L.A. officials defend mapping of Muslim areas
Mayor Villaraigosa says the LAPD has 'good intentions' in gathering intelligence. Chief Bratton says the effort should be seen as 'community engagement.'
Los Angeles Times
City officials this morning defended the LAPD's decision to identify Muslim enclaves across the city, saying that instead of "mapping," Angelenos should see the program as "community engagement."
Civil rights groups have harshly criticized the new initiative as racial profiling that unfairly targets Muslims. The American Civil Liberties Union along with other community groups sent a letter to the LAPD this week saying the prospect of such a measure raised "grave concerns."

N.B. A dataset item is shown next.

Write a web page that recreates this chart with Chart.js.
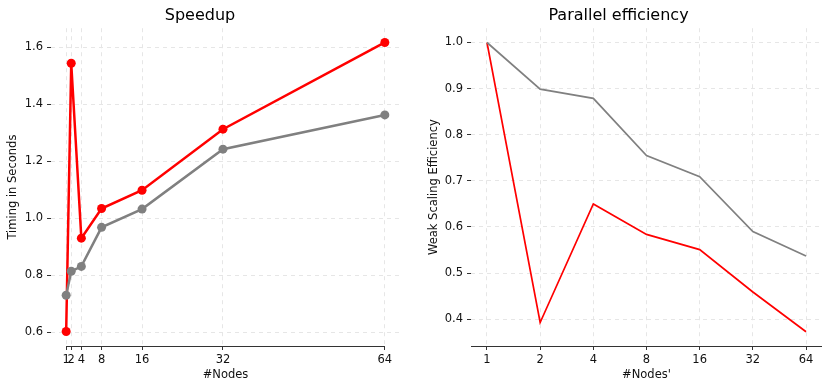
<!DOCTYPE html>
<html>
<head>
<meta charset="utf-8">
<script src="https://cdn.jsdelivr.net/npm/chart.js@4/dist/chart.umd.min.js"></script>
<style>
  body { margin: 0; background: #fff; }
  .wrap { display: flex; width: 830px; height: 390px; }
  canvas { display: block; }
</style>
</head>
<body>
<div class="wrap">
  <canvas id="speedChart" width="415" height="390"></canvas>
  <canvas id="effChart" width="415" height="390"></canvas>
</div>
<script>
// data
var nodes = [1, 2, 4, 8, 16, 32, 64];
var speedRed  = [0.603, 1.543, 0.930, 1.034, 1.098, 1.312, 1.616];
var speedGray = [0.730, 0.814, 0.831, 0.968, 1.032, 1.242, 1.362];
var effGray = [1.0, 0.899, 0.879, 0.755, 0.709, 0.590, 0.537];
var effRed  = [1.0, 0.393, 0.650, 0.584, 0.551, 0.459, 0.373];
var speedTicks = [0.6, 0.8, 1.0, 1.2, 1.4, 1.6];
var effTicks = [0.4, 0.5, 0.6, 0.7, 0.8, 0.9, 1.0];

var RED = '#ff0000', GRAY = '#808080';
var FONT = 'DejaVu Sans';
var FS = 11.5;
Chart.defaults.font.family = FONT;
Chart.defaults.color = '#111';

function pts(ys){
  return nodes.map(function(n, i){ return {x: n, y: ys[i]}; });
}
function fixTicks(list){
  return function(scale){ scale.ticks = list.map(function(v){ return {value: v}; }); };
}
function gridOpts(){
  return { color: '#e6e6e6', lineWidth: 1, tickLength: 4, tickColor: '#333', tickWidth: 1, tickBorderDash: [] };
}

// axis line, trimmed to first..last node on the left chart
var trimSpine = {
  id: 'trimSpine',
  afterDatasetsDraw: function(chart, args, opts){
    var x = chart.scales.x, a = chart.chartArea, c = chart.ctx;
    var x0 = opts.full ? a.left : x.getPixelForValue(nodes[0]);
    var x1 = opts.full ? a.right : x.getPixelForValue(nodes[nodes.length-1]);
    c.save();
    c.strokeStyle = '#333';
    c.lineWidth = 1.2;
    c.beginPath();
    c.moveTo(x0, a.bottom + 0.5);
    c.lineTo(x1, a.bottom + 0.5);
    c.stroke();
    c.restore();
  }
};

function xAxis(type, min, max, text){
  return {
    type: type, min: min, max: max,
    afterBuildTicks: fixTicks(nodes),
    afterFit: function(s){ s.height = 44; },
    ticks: { font: { size: FS }, padding: 3, color: '#111', autoSkip: false, maxRotation: 0, callback: function(v){ return String(v); } },
    grid: gridOpts(),
    border: { display: false, dash: [4, 4] },
    title: { display: true, text: text, font: { size: FS }, color: '#111', padding: { top: 0, bottom: 8 } }
  };
}

function baseOptions(title, yTitle, yTickList, yMin, yMax, yWidth, yTitlePad, padRight, full){
  return {
    responsive: false,
    animation: false,
    layout: { padding: { left: 0, right: padRight, top: 0, bottom: 0 } },
    plugins: {
      legend: { display: false },
      tooltip: { enabled: false },
      title: { display: true, text: title, font: { size: 16, weight: 'normal', family: FONT }, color: '#000', padding: { top: 6, bottom: 3 } },
      trimSpine: { full: full }
    },
    scales: {
      y: {
        min: yMin, max: yMax,
        afterBuildTicks: fixTicks(yTickList),
        afterFit: function(s){ s.width = yWidth; },
        ticks: { font: { size: FS }, padding: 4, color: '#111', callback: function(v){ return Number(v).toFixed(1); } },
        grid: gridOpts(),
        border: { display: false, dash: [4, 4] },
        title: { display: true, text: yTitle, font: { size: FS }, color: '#111', padding: { top: yTitlePad, bottom: 0 } }
      }
    }
  };
}

// left chart: linear node axis
var opt1 = baseOptions('Speedup', 'Timing in Seconds', speedTicks, 0.552, 1.666, 51, 6, 15, false);
opt1.scales.x = xAxis('linear', -2, 67, '#Nodes');
new Chart(document.getElementById('speedChart'), {
  type: 'line',
  data: { datasets: [
    { data: pts(speedGray), borderColor: GRAY, backgroundColor: GRAY, borderWidth: 2.5, pointRadius: 4.5, pointBorderWidth: 0, tension: 0 },
    { data: pts(speedRed), borderColor: RED, backgroundColor: RED, borderWidth: 2.5, pointRadius: 4.5, pointBorderWidth: 0, tension: 0 }
  ]},
  options: opt1,
  plugins: [trimSpine]
});

// right chart: nodes equally spaced (log2)
var opt2 = baseOptions('Parallel efficiency', 'Weak Scaling Efficiency', effTicks, 0.342, 1.031, 56, 12, 8, true);
opt2.scales.x = xAxis('logarithmic', 0.812, 78.8, "#Nodes'");
new Chart(document.getElementById('effChart'), {
  type: 'line',
  data: { datasets: [
    { data: pts(effGray), borderColor: GRAY, borderWidth: 1.7, pointRadius: 0, tension: 0 },
    { data: pts(effRed), borderColor: RED, borderWidth: 1.7, pointRadius: 0, tension: 0 }
  ]},
  options: opt2,
  plugins: [trimSpine]
});
</script>
</body>
</html>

At a press conference about police recruitment in Elysian Park, Mayor Antonio Villaraigosa, Police Chief William Bratton and Councilman Jack Weiss said they stood behind Deputy Chief Michael P. Downing's decision to gather extensive intelligence about local Muslim communities.
"Chief Downing has good intentions here," said Villaraigosa, who added that he had only learned of the new program through newspaper articles and at a short briefing.
The Police Department respects "the civil and human rights of Muslims in Los Angeles," Villaraigosa said.
The mapping program would be headed by Downing, who is in charge of the LAPD's anti-terrorism bureau.
"We want to map the locations of these closed, vulnerable communities, and in partnership with these communities . . . help [weave] these enclaves into the fabric of the larger society," Downing said in testimony about the program before Congress on Oct. 30.
At the hearing, Downing said his intentions were to "mitigate radicalization," and that law enforcement agencies everywhere faced "a vicious, amorphous and unfamiliar adversary on our land."